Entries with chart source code
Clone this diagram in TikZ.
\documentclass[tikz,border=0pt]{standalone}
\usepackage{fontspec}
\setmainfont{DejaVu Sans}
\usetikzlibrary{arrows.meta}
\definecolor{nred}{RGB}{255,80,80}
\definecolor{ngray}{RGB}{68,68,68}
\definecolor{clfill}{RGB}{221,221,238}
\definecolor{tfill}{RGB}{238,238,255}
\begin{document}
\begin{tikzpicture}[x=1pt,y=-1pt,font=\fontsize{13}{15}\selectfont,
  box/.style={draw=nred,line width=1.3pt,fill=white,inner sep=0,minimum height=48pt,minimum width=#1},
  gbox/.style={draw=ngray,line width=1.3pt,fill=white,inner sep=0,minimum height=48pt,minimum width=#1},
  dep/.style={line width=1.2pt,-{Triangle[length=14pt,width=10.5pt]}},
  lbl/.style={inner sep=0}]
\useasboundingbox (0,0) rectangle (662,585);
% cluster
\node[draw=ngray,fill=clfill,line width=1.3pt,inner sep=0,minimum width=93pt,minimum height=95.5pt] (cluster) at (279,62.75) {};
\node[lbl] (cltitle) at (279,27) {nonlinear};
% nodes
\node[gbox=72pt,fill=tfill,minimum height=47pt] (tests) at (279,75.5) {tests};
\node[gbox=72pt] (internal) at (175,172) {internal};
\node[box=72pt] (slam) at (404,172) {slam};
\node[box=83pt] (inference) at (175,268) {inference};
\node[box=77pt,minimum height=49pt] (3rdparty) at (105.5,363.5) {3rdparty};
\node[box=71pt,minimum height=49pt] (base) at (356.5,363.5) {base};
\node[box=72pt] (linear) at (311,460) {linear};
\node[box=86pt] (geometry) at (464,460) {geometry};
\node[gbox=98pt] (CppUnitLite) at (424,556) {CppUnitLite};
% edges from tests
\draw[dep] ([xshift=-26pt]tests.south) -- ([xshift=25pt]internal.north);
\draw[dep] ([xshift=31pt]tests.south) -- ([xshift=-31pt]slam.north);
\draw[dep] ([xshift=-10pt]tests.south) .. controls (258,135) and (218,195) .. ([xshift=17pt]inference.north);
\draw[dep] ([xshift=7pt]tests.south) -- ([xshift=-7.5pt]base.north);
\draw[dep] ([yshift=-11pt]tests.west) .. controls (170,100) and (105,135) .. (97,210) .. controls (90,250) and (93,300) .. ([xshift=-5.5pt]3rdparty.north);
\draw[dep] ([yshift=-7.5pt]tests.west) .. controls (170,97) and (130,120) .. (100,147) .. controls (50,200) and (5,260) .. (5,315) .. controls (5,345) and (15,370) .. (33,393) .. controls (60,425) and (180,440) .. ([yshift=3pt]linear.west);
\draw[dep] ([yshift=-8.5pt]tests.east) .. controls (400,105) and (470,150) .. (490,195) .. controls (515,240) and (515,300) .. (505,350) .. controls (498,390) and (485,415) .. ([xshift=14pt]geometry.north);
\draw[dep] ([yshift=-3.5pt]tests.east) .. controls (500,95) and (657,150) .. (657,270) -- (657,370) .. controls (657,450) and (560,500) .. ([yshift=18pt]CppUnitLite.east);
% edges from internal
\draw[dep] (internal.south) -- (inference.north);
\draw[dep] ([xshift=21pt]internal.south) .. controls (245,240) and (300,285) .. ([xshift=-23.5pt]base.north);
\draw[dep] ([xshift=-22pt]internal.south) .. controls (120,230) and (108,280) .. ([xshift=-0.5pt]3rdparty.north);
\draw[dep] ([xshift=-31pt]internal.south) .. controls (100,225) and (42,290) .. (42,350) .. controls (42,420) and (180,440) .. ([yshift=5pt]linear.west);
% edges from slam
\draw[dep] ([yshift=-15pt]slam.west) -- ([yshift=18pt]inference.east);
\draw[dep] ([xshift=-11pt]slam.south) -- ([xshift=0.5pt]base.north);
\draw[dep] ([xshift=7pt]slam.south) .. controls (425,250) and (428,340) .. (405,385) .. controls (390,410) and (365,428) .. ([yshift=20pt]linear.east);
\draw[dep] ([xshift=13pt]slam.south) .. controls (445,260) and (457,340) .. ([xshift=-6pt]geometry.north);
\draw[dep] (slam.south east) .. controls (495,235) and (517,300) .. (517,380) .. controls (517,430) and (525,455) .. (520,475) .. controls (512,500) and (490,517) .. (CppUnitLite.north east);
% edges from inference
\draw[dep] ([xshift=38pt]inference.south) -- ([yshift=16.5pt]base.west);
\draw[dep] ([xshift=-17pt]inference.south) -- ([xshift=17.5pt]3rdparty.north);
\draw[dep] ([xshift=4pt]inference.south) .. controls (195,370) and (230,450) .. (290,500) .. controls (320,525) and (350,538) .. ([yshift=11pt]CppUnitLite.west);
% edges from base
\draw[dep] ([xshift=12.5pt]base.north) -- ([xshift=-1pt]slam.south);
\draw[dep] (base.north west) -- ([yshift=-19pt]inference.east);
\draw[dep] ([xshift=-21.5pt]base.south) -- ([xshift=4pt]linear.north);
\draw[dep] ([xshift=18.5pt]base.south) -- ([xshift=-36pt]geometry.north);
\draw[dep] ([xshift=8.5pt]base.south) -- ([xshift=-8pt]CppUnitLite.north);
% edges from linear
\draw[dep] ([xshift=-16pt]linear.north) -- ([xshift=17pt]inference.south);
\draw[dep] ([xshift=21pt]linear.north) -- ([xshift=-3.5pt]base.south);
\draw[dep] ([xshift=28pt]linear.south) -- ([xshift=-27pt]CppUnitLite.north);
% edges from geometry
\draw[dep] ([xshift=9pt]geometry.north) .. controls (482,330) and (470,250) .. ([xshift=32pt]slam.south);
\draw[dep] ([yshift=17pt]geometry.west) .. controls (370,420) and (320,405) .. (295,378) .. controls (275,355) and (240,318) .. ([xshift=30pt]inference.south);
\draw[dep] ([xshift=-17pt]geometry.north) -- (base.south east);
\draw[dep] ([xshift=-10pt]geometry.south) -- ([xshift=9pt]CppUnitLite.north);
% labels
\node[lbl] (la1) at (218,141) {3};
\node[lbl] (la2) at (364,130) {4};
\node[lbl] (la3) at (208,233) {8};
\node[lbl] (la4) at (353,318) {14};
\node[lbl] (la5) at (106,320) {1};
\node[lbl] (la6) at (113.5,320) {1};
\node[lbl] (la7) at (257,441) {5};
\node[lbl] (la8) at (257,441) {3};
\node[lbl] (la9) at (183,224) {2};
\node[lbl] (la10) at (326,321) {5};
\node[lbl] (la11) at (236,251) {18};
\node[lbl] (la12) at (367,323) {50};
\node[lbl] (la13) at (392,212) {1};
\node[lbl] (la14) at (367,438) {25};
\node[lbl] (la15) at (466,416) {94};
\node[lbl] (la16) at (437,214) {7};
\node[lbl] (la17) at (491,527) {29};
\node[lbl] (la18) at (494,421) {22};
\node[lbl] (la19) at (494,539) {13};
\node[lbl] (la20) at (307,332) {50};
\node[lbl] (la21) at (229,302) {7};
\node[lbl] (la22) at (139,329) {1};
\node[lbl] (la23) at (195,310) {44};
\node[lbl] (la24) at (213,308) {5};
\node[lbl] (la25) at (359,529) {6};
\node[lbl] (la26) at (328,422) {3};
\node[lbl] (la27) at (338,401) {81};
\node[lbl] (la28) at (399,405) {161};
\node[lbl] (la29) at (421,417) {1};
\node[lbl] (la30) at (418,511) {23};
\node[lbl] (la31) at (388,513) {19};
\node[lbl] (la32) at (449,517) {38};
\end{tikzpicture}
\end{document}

* * *

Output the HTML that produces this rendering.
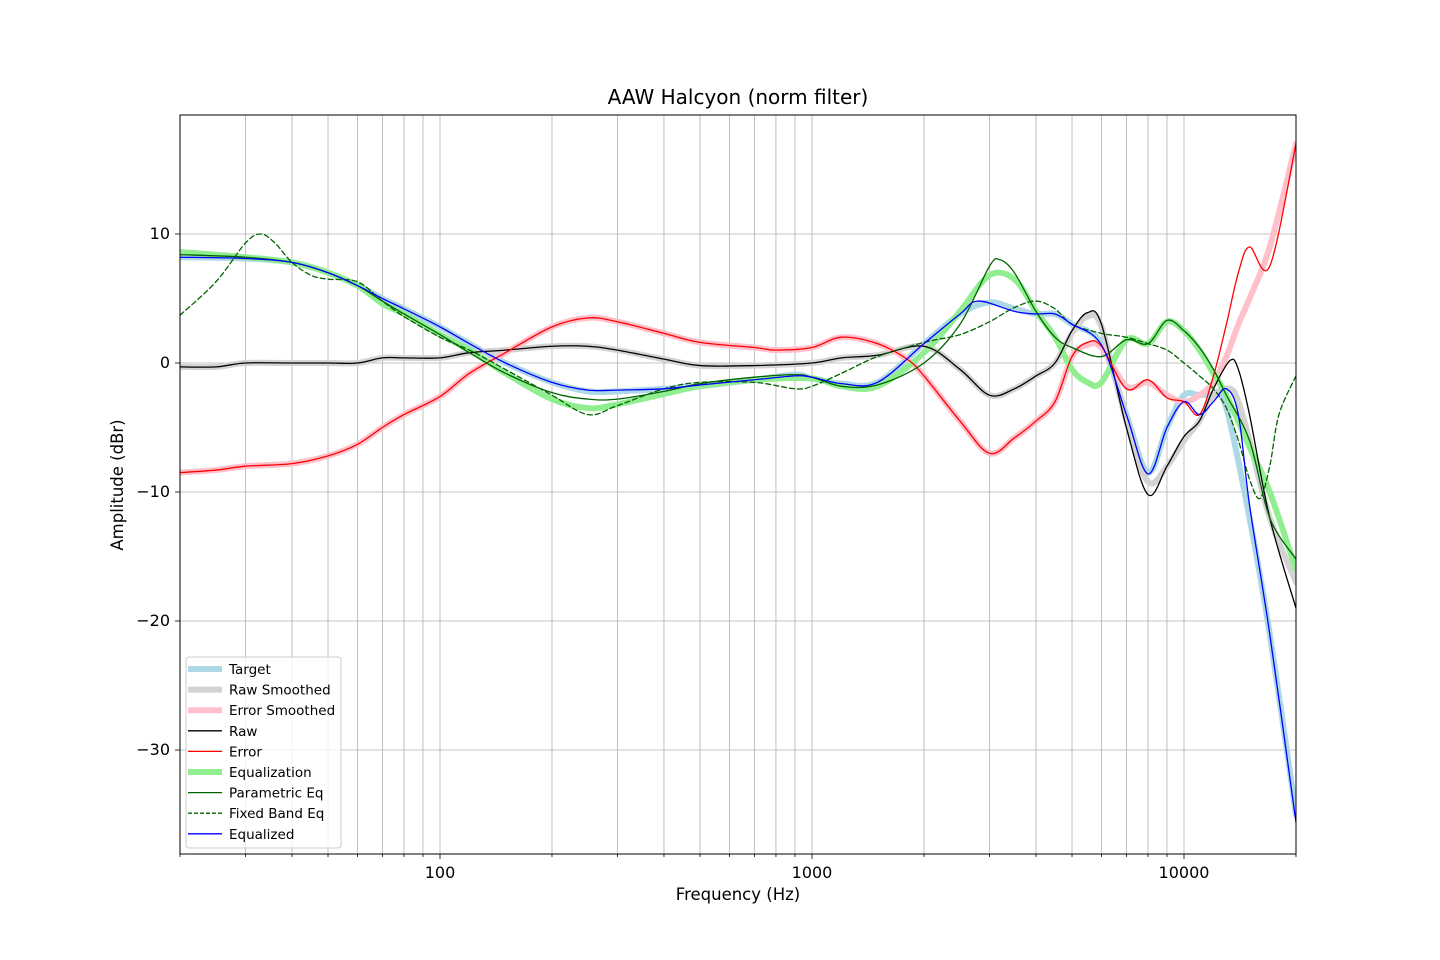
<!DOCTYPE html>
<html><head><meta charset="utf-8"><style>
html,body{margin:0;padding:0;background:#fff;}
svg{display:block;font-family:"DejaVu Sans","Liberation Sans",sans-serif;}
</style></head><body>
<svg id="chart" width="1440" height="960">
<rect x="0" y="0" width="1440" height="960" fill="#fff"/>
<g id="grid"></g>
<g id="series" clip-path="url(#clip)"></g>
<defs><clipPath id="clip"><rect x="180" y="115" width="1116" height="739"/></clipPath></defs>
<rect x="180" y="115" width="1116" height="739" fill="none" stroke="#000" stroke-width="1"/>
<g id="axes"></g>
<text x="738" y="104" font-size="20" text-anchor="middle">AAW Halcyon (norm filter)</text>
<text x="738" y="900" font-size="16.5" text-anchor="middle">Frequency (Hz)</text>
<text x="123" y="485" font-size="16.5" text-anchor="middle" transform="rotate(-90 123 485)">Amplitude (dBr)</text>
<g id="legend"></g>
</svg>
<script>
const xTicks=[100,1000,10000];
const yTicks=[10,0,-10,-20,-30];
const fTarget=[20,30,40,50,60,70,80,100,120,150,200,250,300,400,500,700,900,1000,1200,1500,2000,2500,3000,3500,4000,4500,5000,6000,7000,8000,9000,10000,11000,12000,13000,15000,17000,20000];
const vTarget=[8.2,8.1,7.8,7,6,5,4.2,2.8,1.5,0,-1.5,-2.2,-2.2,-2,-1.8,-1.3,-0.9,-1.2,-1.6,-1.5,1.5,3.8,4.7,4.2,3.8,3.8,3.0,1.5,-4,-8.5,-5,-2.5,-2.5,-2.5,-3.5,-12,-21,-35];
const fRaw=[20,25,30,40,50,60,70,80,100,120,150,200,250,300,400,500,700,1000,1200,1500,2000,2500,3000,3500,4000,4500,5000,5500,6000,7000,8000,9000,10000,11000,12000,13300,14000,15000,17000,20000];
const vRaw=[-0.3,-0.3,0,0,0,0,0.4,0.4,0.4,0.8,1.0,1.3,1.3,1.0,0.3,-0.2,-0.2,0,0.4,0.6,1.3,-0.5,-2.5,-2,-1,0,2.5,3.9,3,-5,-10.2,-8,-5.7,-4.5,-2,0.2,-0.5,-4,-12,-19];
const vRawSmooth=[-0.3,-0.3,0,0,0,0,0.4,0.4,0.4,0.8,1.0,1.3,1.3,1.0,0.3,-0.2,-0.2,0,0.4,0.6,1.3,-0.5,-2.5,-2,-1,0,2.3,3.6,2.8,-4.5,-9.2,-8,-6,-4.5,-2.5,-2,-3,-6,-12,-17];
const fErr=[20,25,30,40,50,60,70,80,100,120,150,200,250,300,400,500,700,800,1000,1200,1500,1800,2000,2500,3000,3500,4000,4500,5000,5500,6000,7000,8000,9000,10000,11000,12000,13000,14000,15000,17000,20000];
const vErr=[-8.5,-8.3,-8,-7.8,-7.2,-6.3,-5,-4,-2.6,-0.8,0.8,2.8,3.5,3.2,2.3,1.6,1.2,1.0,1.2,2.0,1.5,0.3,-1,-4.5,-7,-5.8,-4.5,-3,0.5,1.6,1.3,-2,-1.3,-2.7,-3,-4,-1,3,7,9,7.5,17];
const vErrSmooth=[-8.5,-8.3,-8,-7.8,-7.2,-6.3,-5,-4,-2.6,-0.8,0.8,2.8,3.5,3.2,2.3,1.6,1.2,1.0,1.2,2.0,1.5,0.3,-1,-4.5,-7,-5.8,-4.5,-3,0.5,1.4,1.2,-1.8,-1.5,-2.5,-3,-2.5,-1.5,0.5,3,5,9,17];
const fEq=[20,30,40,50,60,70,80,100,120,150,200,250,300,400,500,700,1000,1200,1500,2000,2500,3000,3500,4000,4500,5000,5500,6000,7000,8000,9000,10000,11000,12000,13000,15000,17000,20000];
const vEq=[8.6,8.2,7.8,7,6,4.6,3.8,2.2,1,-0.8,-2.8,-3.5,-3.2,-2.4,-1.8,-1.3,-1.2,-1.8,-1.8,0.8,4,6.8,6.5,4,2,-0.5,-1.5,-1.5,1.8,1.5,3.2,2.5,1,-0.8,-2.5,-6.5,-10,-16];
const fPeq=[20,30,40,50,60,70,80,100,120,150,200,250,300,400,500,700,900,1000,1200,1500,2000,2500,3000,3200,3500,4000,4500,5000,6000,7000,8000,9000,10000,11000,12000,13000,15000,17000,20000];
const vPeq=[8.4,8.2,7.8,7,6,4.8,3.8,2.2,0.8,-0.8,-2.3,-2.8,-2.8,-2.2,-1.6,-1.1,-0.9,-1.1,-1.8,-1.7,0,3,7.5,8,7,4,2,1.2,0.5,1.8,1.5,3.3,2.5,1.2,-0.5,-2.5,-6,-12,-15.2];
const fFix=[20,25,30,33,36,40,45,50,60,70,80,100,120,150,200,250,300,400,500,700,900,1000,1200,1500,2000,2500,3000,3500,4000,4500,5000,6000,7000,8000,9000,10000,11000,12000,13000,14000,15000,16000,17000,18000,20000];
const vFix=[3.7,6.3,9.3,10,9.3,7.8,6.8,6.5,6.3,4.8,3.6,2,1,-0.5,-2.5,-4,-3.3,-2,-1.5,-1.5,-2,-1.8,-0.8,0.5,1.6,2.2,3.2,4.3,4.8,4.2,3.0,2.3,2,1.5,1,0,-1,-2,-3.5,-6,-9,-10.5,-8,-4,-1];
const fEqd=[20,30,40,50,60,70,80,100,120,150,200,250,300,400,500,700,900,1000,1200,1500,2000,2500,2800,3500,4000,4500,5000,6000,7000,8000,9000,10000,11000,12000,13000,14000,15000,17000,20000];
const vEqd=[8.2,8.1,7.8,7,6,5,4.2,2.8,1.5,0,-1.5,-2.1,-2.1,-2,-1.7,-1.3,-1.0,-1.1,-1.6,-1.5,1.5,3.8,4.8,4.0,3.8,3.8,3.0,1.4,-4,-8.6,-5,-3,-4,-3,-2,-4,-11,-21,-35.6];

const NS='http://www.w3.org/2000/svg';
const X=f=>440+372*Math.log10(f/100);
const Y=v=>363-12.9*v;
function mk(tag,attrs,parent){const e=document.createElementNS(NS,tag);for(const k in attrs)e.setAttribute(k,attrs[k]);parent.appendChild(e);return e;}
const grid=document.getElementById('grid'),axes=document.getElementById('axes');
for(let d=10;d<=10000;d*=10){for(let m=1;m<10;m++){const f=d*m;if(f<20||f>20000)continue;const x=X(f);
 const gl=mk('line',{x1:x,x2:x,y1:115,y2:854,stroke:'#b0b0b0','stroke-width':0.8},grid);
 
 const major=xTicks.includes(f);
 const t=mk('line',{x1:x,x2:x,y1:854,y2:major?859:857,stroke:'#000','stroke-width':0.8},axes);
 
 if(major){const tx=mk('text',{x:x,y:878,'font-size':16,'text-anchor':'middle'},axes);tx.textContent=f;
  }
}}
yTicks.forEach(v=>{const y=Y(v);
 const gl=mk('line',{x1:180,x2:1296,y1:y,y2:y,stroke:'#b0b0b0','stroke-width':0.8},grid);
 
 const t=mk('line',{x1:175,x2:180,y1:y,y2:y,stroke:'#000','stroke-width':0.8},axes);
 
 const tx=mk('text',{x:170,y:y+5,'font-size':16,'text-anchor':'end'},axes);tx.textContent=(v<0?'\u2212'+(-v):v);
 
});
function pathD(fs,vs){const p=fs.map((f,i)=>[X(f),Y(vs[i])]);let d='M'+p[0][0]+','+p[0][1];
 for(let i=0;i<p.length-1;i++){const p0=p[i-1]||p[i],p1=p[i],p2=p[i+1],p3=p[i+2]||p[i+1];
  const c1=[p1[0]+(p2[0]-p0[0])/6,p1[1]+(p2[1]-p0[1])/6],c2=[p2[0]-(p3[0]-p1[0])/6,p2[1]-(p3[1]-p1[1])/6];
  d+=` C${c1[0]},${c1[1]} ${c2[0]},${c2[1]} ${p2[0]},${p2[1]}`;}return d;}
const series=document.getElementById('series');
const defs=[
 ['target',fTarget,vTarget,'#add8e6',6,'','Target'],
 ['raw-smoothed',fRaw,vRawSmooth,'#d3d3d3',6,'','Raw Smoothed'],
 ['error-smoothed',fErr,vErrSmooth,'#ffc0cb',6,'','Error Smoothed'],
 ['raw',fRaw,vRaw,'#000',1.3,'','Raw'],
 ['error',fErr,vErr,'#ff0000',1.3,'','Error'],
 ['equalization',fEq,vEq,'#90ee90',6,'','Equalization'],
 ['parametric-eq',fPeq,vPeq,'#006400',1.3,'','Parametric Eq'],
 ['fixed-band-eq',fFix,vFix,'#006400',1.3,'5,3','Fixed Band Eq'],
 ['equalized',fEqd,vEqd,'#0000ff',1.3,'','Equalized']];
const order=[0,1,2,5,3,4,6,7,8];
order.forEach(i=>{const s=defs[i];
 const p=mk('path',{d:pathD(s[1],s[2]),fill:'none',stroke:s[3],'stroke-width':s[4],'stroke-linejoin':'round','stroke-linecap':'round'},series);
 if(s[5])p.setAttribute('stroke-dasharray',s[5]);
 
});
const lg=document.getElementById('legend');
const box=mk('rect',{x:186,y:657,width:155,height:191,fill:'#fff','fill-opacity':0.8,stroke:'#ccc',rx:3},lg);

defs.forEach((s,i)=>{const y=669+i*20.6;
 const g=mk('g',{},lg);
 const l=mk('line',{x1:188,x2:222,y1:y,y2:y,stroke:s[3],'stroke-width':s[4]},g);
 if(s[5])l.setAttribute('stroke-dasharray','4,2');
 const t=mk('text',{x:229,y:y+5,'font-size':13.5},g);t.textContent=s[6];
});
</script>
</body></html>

What needs to be done: For the listing above, identify each line bearing "this".

Written solution:
Clone this diagram in TikZ.
Output the HTML that produces this rendering.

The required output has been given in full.